Two years after her entrance to the American University of Beirut, Zoghbi began her studies at the university’s medical school. However, the Lebanese Civil War broke out in 1976, concurrent with her first year of Medical School. However, even the War could not get the students to leave! Zoghbi and her classmates decided to stay at the university and continue their studies.

“Bombs were falling all around the medical campus… I couldn’t commute 500 feet, let alone the two miles it took me to get home every day”, Zoghbi recalls. She and her 62 classmates decided to stay on campus. They lived mostly underground, in double-walled rooms, with their professors to finish the school year.

Although the medical school was considered safe, there was a thin barrier between the school and the outside war. For example, Huda met her future husband, William Zoghbi, and the couple went for a walk, but narrowly missed a bullet hitting one of them. This contextualized how close and serious the war really was.

However, Huda’s younger brother was later injured by shrapnel walking back from his high school. This prompted the family to move to Texas, where the eldest sister was a philosophy professor. Although this move was thought to be temporary, there was no end in sight for the war. Therefore, neither Huda nor her siblings could return to Lebanon, while their parents stayed in Beirut.

Forging a Path in the U.S.

Meharry Medical College is one of the nation’s oldest and largest predominantly black medical schools. 


Just like many other foreign-born Arab-Americans, Zoghbi came to the United States and had to forge her own path, despite many different obstacles.  She did whatever she could to continue her education. Although she missed deadlines for most medical colleges, Meharry Medical College in Nashville, Tennessee allowed her to join a couple of months into the academic year.

Thanks to her strength, perseverance, and determination, she excelled academically. William joined her for medical school, as well. Following their graduation, the couple moved to Houston, Texas in 1979, where she began a pediatrics residency at the Baylor College of Medicine.

When it came to specialization, Zoghbi was drawn to both cardiology and neurology. While she was initially more fascinated with cardiology, she discovered her true passion: neurology and the ways that neurodevelopment can go awry. Her new interest guided her career in research after she changed her specialty to neurology. Additionally, she and William, who became a cardiologist, married shortly after!

Innovative Career 

Although Dr. Huda Zoghbi is still practicing, she has accomplished a great deal in her career. She researches neurodegenerative disorders such as Spinocerebellar ataxia type 1 (SCA1), animal genes related to balance, Rett syndrome, and a link to Alzheimer’s disease. These links provide more information about the nature and details of her research.

Today Zoghbi is praised as a top geneticist, and she serves as a professor at the Department of Molecular and Human Genetics, Baylor College of Medicine.

Arab Women Get the Job Done 

Dr. Marvin Fishman with Dr. Huda Zoghbi in her lab. In 1999, Dr.

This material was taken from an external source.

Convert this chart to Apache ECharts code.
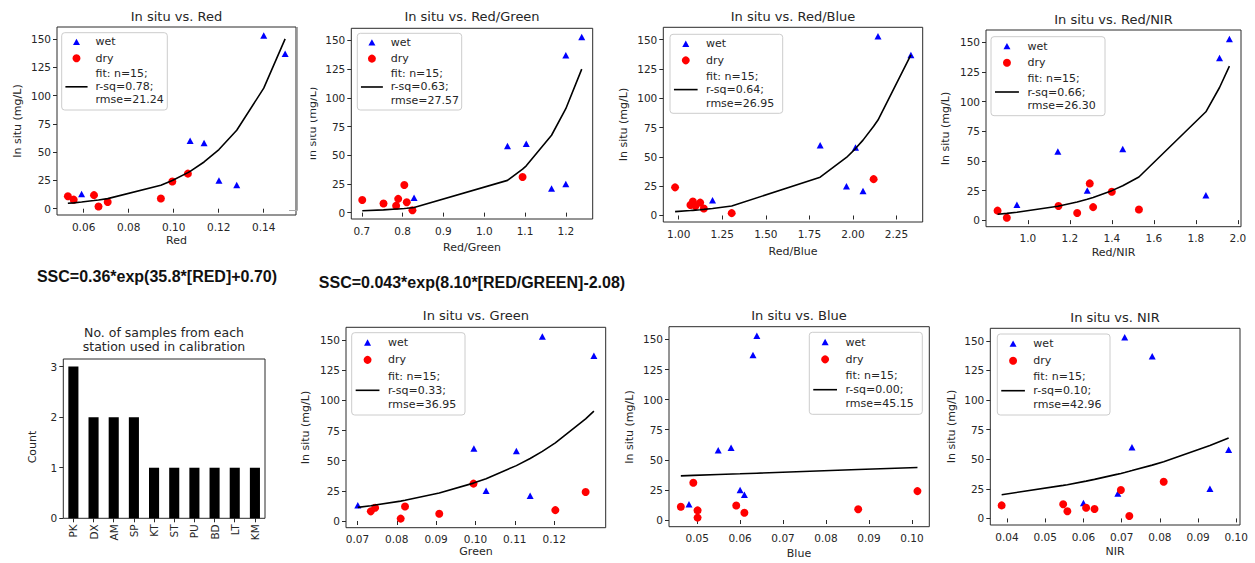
<!DOCTYPE html>
<html><head><meta charset="utf-8">
<script src="https://cdn.jsdelivr.net/npm/echarts@6/dist/echarts.min.js"></script>
<style>html,body{margin:0;padding:0;background:#fff}#c{width:1255px;height:563px}</style>
</head><body><div id="c"></div>
<script>
// ================= DATA =================
const yTicks = ['0','25','50','75','100','125','150'];

// In situ vs. Red
const redTicks = ['0.06','0.08','0.10','0.12','0.14'];
const redWetX = [0.0591,0.1073,0.1135,0.1201,0.1280,0.1400,0.1495];
const redWetY = [13,60,58,25,21,153,137];
const redDryX = [0.0530,0.0556,0.0646,0.0666,0.0707,0.0943,0.0994,0.1063];
const redDryY = [11,8,12,2,6,9,24,31];
const redFitX = [0.0530,0.0556,0.0591,0.0646,0.0666,0.0707,0.0943,0.0994,0.1063,0.1073,0.1135,0.1201,0.1280,0.1400,0.1495];
const redFitY = [4.8,5.2,5.9,7.2,7.7,8.9,20.8,24.9,31.9,33.0,41.3,52.3,69.3,106.5,150.0];

// In situ vs. Red/Green
const rgTicks = ['0.7','0.8','0.9','1.0','1.1','1.2'];
const rgWetX = [0.828,1.057,1.103,1.165,1.200,1.200,1.239];
const rgWetY = [13,58,60,21,25,137,153];
const rgDryX = [0.701,0.753,0.784,0.789,0.804,0.810,0.824,1.094];
const rgDryY = [11,8,6,12,24,9,2,31];
const rgFitX = [0.701,0.753,0.784,0.789,0.804,0.810,0.824,0.828,1.057,1.094,1.103,1.165,1.200,1.239];
const rgFitY = [1.6,2.4,3.1,3.2,3.6,3.8,4.3,4.4,28.1,37.9,40.8,67.4,90.5,125.0];

// In situ vs. Red/Blue
const rbTicks = ['1.00','1.25','1.50','1.75','2.00','2.25'];
const rbWetX = [1.194,1.812,2.015,1.963,2.058,2.144,2.333];
const rbWetY = [13,60,58,25,21,153,137];
const rbDryX = [0.979,1.067,1.081,1.096,1.123,1.144,1.304,2.119];
const rbDryY = [24,9,12,8,11,6,2,31];
const rbFitX = [0.979,1.067,1.081,1.096,1.123,1.144,1.194,1.304,1.812,1.963,2.015,2.058,2.119,2.144,2.333];
const rbFitY = [3.3,4.2,4.4,4.6,4.9,5.2,6.0,8.1,32.7,49.5,57.1,64.3,76.1,81.4,137.1];

// In situ vs. Red/NIR
const rnTicks = ['1.0','1.2','1.4','1.6','1.8','2.0'];
const rnWetX = [0.948,1.143,1.283,1.452,1.848,1.913,1.960];
const rnWetY = [13,58,25,60,21,137,153];
const rnDryX = [0.856,0.900,1.146,1.235,1.295,1.311,1.400,1.529];
const rnDryY = [8,2,12,6,31,11,24,9];
const rnFitX = [0.856,0.900,0.948,1.143,1.146,1.235,1.283,1.295,1.311,1.400,1.452,1.529,1.848,1.913,1.960];
const rnFitY = [5.0,5.7,6.6,11.7,11.8,15.3,17.6,18.3,19.2,24.9,29.0,36.4,91.5,112.0,130.0];

// In situ vs. Green
const gTicks = ['0.07','0.08','0.09','0.10','0.11','0.12'];
const gWetX = [0.0701,0.0996,0.1027,0.1104,0.1139,0.1170,0.1301];
const gWetY = [13,60,25,58,21,153,137];
const gDryX = [0.0734,0.0745,0.0810,0.0821,0.0908,0.0995,0.1203,0.1280];
const gDryY = [8,11,2,12,6,31,9,24];
const gFitX = [0.0701,0.0734,0.0745,0.0810,0.0821,0.0908,0.0995,0.1027,0.1104,0.1139,0.1170,0.1203,0.1280,0.1301];
const gFitY = [11.3,12.7,13.2,16.5,17.2,23.2,31.4,35.1,45.9,51.8,57.7,64.8,84.7,91.1];

// In situ vs. Blue
const bTicks = ['0.05','0.06','0.07','0.08','0.09','0.10'];
const bWetX = [0.0481,0.0549,0.0579,0.0600,0.0610,0.0630,0.0639];
const bWetY = [13,58,60,25,21,137,153];
const bDryX = [0.0462,0.0491,0.0501,0.0501,0.0591,0.0610,0.0875,0.1013];
const bDryY = [11,31,8,2,12,6,9,24];
const bFitX = [0.0462,0.0491,0.0549,0.0600,0.0639,0.0875,0.1013];
const bFitY = [36.7,37.1,37.8,38.4,38.9,41.9,43.6];

// In situ vs. NIR
const nTicks = ['0.04','0.05','0.06','0.07','0.08','0.09','0.10'];
const nWetX = [0.0600,0.0690,0.0708,0.0727,0.0780,0.0931,0.0980];
const nWetY = [13,21,153,60,137,25,58];
const nDryX = [0.0386,0.0547,0.0558,0.0607,0.0629,0.0698,0.0720,0.0810];
const nDryY = [11,12,6,9,8,24,2,31];
const nFitX = [0.0386,0.0547,0.0558,0.0600,0.0607,0.0629,0.0690,0.0698,0.0708,0.0720,0.0727,0.0780,0.0810,0.0931,0.0980];
const nFitY = [20.0,27.9,28.5,31.1,31.5,33.0,37.4,38.0,38.8,39.8,40.4,45.0,47.9,61.5,68.0];

// Fit statistics
const fitN = ['15','15','15','15','15','15','15'];
const fitRsq = ['0.78','0.63','0.64','0.66','0.33','0.00','0.10'];
const fitRmse = ['21.24','27.57','26.95','26.30','36.95','45.15','42.96'];

// Bar chart
const stations = ['PK','DX','AM','SP','KT','ST','PU','BD','LT','KM'];
const stationCounts = [3,2,2,2,1,1,1,1,1,1];
const countTicks = ['0','1','2','3'];

// Texts
const panelTitles = ['In situ vs. Red','In situ vs. Red/Green','In situ vs. Red/Blue','In situ vs. Red/NIR','In situ vs. Green','In situ vs. Blue','In situ vs. NIR'];
const xNames = ['Red','Red/Green','Red/Blue','Red/NIR','Green','Blue','NIR'];
const yName = 'In situ (mg/L)';
const barTitle = ['No. of samples from each','station used in calibration'];
const barYName = 'Count';
const equations = ['SSC=0.36*exp(35.8*[RED]+0.70)','SSC=0.043*exp(8.10*[RED/GREEN]-2.08)'];

// ================= LAYOUT / STYLE =================
const FONT = 'DejaVu Sans';
const TXT = '#262626';
const AX = '#2a2a2a';
const layout = {
  grids: [
    {left:57, top:27, width:239, height:188},
    {left:351.3, top:28.3, width:241.4, height:190.7},
    {left:663.3, top:27.3, width:259.4, height:194.7},
    {left:986, top:30, width:255, height:196.7},
    {left:346, top:327.3, width:259.7, height:200.4},
    {left:669, top:326.7, width:260.3, height:200},
    {left:990.3, top:328.3, width:249.7, height:196.7},
    {left:63.3, top:359, width:201.7, height:159.3}
  ],
  titles: [[176.5,16],[472,16.7],[793,16.7],[1113.5,19.3],[475.9,315],[799,315],[1115,317.7]],
  xNames: [[176.5,240.5],[472,247],[793,251],[1113.5,252],[476,551.7],[799,553],[1115,551.7]],
  yNames: [[17,121],[312,123.5],[623.3,124.5],[945,128.5],[305,427.5],[629.3,427],[951.7,426.5]],
  legends: [
    [61.7,32.7,105.6,77.3],[357.3,33.3,104.4,76.7],[670,34.3,112.7,79],[991,36.7,114,79],
    [351.7,332.7,113.3,82.3],[809.3,332.3,113,82],[997.3,334,112.7,81]
  ],
  barTitle: [164,332,346.5],
  barYName: [32,447],
  equations: [[157,276],[472,282]]
};

const sets = [
  {wx:redWetX,wy:redWetY,dx:redDryX,dy:redDryY,fx:redFitX,fy:redFitY,t:redTicks},
  {wx:rgWetX,wy:rgWetY,dx:rgDryX,dy:rgDryY,fx:rgFitX,fy:rgFitY,t:rgTicks},
  {wx:rbWetX,wy:rbWetY,dx:rbDryX,dy:rbDryY,fx:rbFitX,fy:rbFitY,t:rbTicks},
  {wx:rnWetX,wy:rnWetY,dx:rnDryX,dy:rnDryY,fx:rnFitX,fy:rnFitY,t:rnTicks},
  {wx:gWetX,wy:gWetY,dx:gDryX,dy:gDryY,fx:gFitX,fy:gFitY,t:gTicks},
  {wx:bWetX,wy:bWetY,dx:bDryX,dy:bDryY,fx:bFitX,fy:bFitY,t:bTicks},
  {wx:nWetX,wy:nWetY,dx:nDryX,dy:nDryY,fx:nFitX,fy:nFitY,t:nTicks}
];

function padRange(arr){
  const mn = Math.min(...arr), mx = Math.max(...arr), p = (mx-mn)*0.05;
  return [mn-p, mx+p];
}
function labelFmt(strs){
  const nums = strs.map(Number);
  return v => { const i = nums.findIndex(n => Math.abs(n - v) < 1e-9); return i >= 0 ? strs[i] : ''; };
}
const tickLabelStyle = {fontSize:10.5, color:TXT, fontFamily:FONT};

const grids = [], xAxes = [], yAxes = [], series = [], graphics = [];
layout.grids.forEach(g => grids.push(Object.assign({show:true, borderColor:AX, borderWidth:1, containLabel:false}, g)));

sets.forEach((s, i) => {
  const xr = padRange(s.wx.concat(s.dx));
  const yr = padRange(s.wy.concat(s.dy));
  const xv = s.t.map(Number), yv = yTicks.map(Number);
  xAxes.push({gridIndex:i, type:'value', min:xr[0], max:xr[1],
    axisLine:{show:false}, splitLine:{show:false},
    axisTick:{show:true, length:4, customValues:xv, lineStyle:{color:AX}},
    axisLabel:Object.assign({customValues:xv, margin:6, formatter:labelFmt(s.t)}, tickLabelStyle)});
  yAxes.push({gridIndex:i, type:'value', min:yr[0], max:yr[1],
    axisLine:{show:false}, splitLine:{show:false},
    axisTick:{show:true, length:4, customValues:yv, lineStyle:{color:AX}},
    axisLabel:Object.assign({customValues:yv, margin:6, formatter:labelFmt(yTicks)}, tickLabelStyle)});
  series.push({type:'scatter', name:'wet', xAxisIndex:i, yAxisIndex:i, symbol:'triangle', symbolSize:[7,6.5],
    itemStyle:{color:'#0000ff', opacity:1}, data:s.wx.map((x,k)=>[x, s.wy[k]]), silent:true, z:2});
  series.push({type:'scatter', name:'dry', xAxisIndex:i, yAxisIndex:i, symbol:'circle', symbolSize:8,
    itemStyle:{color:'#ff0000', opacity:1}, data:s.dx.map((x,k)=>[x, s.dy[k]]), silent:true, z:2});
  series.push({type:'line', name:'fit', xAxisIndex:i, yAxisIndex:i, symbol:'none', showSymbol:false,
    lineStyle:{color:'#000', width:1.6}, itemStyle:{color:'#000'}, data:s.fx.map((x,k)=>[x, s.fy[k]]), silent:true, z:3});
});

// Bar chart (grid 7)
const bv = countTicks.map(Number);
xAxes.push({gridIndex:7, type:'category', data:stations, boundaryGap:true,
  axisLine:{show:false}, splitLine:{show:false},
  axisTick:{show:true, alignWithLabel:true, length:4, lineStyle:{color:AX}},
  axisLabel:Object.assign({rotate:90, interval:0, margin:6}, tickLabelStyle)});
yAxes.push({gridIndex:7, type:'value', min:0, max:3.15,
  axisLine:{show:false}, splitLine:{show:false},
  axisTick:{show:true, length:4, customValues:bv, lineStyle:{color:AX}},
  axisLabel:Object.assign({customValues:bv, margin:6, formatter:labelFmt(countTicks)}, tickLabelStyle)});
series.push({type:'bar', xAxisIndex:7, yAxisIndex:7, data:stationCounts, barWidth:'50%',
  itemStyle:{color:'#000'}, silent:true});

// ---- text graphics ----
function txt(x, y, text, size, opts){
  const o = opts || {};
  return {type:'text', x:x, y:y, rotation:o.rot || 0, z:o.z || 5,
    style:{text:text, fontSize:size, fontFamily:o.family || FONT, fontWeight:o.weight || 'normal',
      fill:o.fill || TXT, textAlign:o.align || 'center', align:o.align || 'center',
      textVerticalAlign:'middle', verticalAlign:'middle'}};
}
panelTitles.forEach((t,i) => graphics.push(txt(layout.titles[i][0], layout.titles[i][1], t, 13)));
xNames.forEach((t,i) => graphics.push(txt(layout.xNames[i][0], layout.xNames[i][1], t, 11)));
layout.yNames.forEach(p => graphics.push(txt(p[0], p[1], yName, 11, {rot:Math.PI/2})));
graphics.push(txt(layout.barTitle[0], layout.barTitle[1], barTitle[0], 12.5));
graphics.push(txt(layout.barTitle[0], layout.barTitle[2], barTitle[1], 12.5));
graphics.push(txt(layout.barYName[0], layout.barYName[1], barYName, 11, {rot:Math.PI/2}));
equations.forEach((e,i) => graphics.push(txt(layout.equations[i][0], layout.equations[i][1], e, 16,
  {family:'Liberation Sans', weight:'bold', fill:'#111'})));

// clipped y label of the Red/Green panel + screenshot border
graphics.push({type:'rect', z:20, shape:{x:298, y:50, width:12.5, height:150}, style:{fill:'#fff'}});
graphics.push({type:'line', z:21, shape:{x1:297.5, y1:27, x2:297.5, y2:210.5}, style:{stroke:'#a8a8a8', lineWidth:1}});
graphics.push({type:'line', z:21, shape:{x1:289, y1:210.5, x2:297.5, y2:210.5}, style:{stroke:'#a8a8a8', lineWidth:1}});

// ---- legends ----
layout.legends.forEach((b,i) => {
  const [bx,by,bw,bh] = b;
  graphics.push({type:'rect', z:10, shape:{x:bx, y:by, width:bw, height:bh, r:3},
    style:{fill:'rgba(255,255,255,0.85)', stroke:'#cccccc', lineWidth:1}});
  const mx = bx + 0.14*bw, tx = bx + 0.32*bw;
  const yW = by + 0.12*bh, yD = by + 0.33*bh, y1 = by + 0.53*bh, y2 = by + 0.70*bh, y3 = by + 0.87*bh;
  graphics.push({type:'polygon', z:11, shape:{points:[[mx-3.5,yW+3.1],[mx+3.5,yW+3.1],[mx,yW-3.3]]}, style:{fill:'#0000ff'}});
  graphics.push({type:'circle', z:11, shape:{cx:mx, cy:yD, r:4}, style:{fill:'#ff0000'}});
  graphics.push({type:'line', z:11, shape:{x1:bx+0.035*bw, y1:y2, x2:bx+0.245*bw, y2:y2}, style:{stroke:'#000', lineWidth:1.6}});
  const lo = {align:'left', z:11};
  graphics.push(txt(tx, yW, 'wet', 11, lo));
  graphics.push(txt(tx, yD, 'dry', 11, lo));
  graphics.push(txt(tx, y1, 'fit: n=' + fitN[i] + ';', 11, lo));
  graphics.push(txt(tx, y2, 'r-sq=' + fitRsq[i] + ';', 11, lo));
  graphics.push(txt(tx, y3, 'rmse=' + fitRmse[i], 11, lo));
});

const chart = echarts.init(document.getElementById('c'), null, {renderer:'svg', width:1255, height:563});
chart.setOption({
  animation:false,
  backgroundColor:'#fff',
  grid:grids, xAxis:xAxes, yAxis:yAxes, series:series,
  graphic:{elements:graphics}
});
</script>
</body></html>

Huda Zoghbi identified the defective gene, MECP2, that causes Rett Syndrome, Legendary Care


In her career, Zoghbi faced many obstacles. Even in her education, the war could have disrupted her path to where she is today. However, she would not allow it.

In an interview, Zoghbi admits she did not have the confidence she did now when she first began her studies! She said, “There are three things that for me were crucial in my career: mentors believed in me, a supportive family, and the sparse rewards of positive data that sustained me and allowed me to continue… I don’t think my lack of confidence is unique, and it’s important for young scientists to realize that.”

May all Arab-American women in medicine be inspired, and follow the example of those like Huda Zoghbi!